The President is now trying to push the "social partners" towards an equally historic compromise on the future of the state's pension system.
Mr Hollande's government is the first French administration in 40 years to reduce seriously state debt. It has mostly done so by raising taxes (some of which have yet to take effect). In theory, the sprawling French state apparatus will begin to feel the pain of cuts next year.
If the economy continues to recover, the government's task will be easier. If it stutters, the Finance Minister, Pierre Moscovici, will face the difficult job of trying to keep within the somewhat relaxed eurozone deficit guidelines without steep new rises in taxes. He made the startling discovery last week that France is overtaxed and admitted that new hikes would be counterproductive.
The "2025" seminar, stripped of its failed PR wrapping, can also be seen as part of Mr Hollande's gentle nudge, or plodding, approach to reform.
France is often accused of wanting to turn its back on a globalised world. The Elysée Palace says that the "France of 2025" exercise, to be completed by the end of the year, will prepare French public opinion for the difficulties that lie ahead.
One official said: "The intention is to look at the challenges we face so we don't miss the train to the future: to start work now on the strategic choices which will give new momentum to our nation and allow the French to feel confident in their future."

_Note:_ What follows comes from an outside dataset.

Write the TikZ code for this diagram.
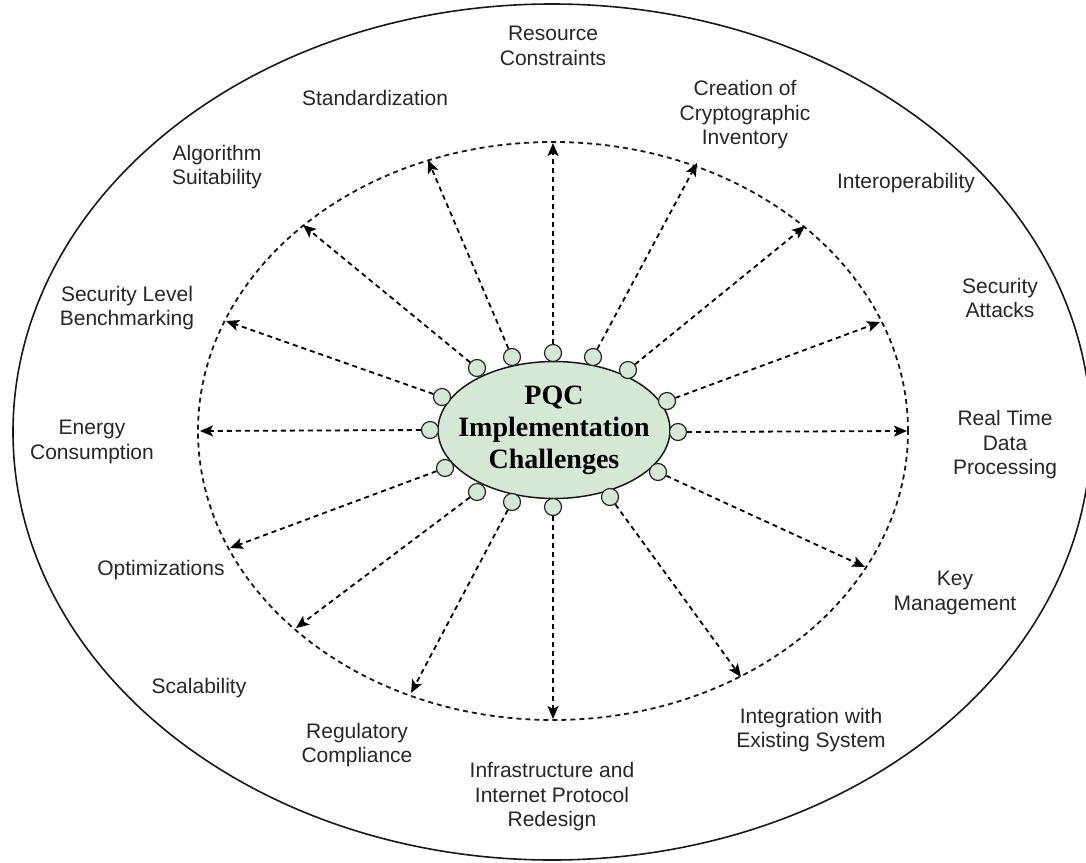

This is not a return to "Colbertist" state-planning, says Mr Pisani-Ferry, France's "Monsieur Futur". France can no longer plan its future alone. "We have to decide how we are going to climb aboard a process of globalisation which we will not be piloting," he said.
Three main areas for discussion were identified last week. In the face of growing nationalism and "sovereigntism" (including several Eurosceptic statements by Mr Hollande), what should be France's future role in Europe? Which industrial sectors should be encouraged and given limited state cash? How can France become more peaceful internally in the face of worsening social and racial divisions?
Looking forward 12 years may not be as dotty as it seems. All the same, François Hollande's presidency will be defined in the next four months. If growth falters and unemployment continues to increase beyond January, the results in next spring's municipal and European elections will be calamitous. If so, Mr Hollande's experiment in consensual, muddle-along reform could come to a crashing end long before 2025.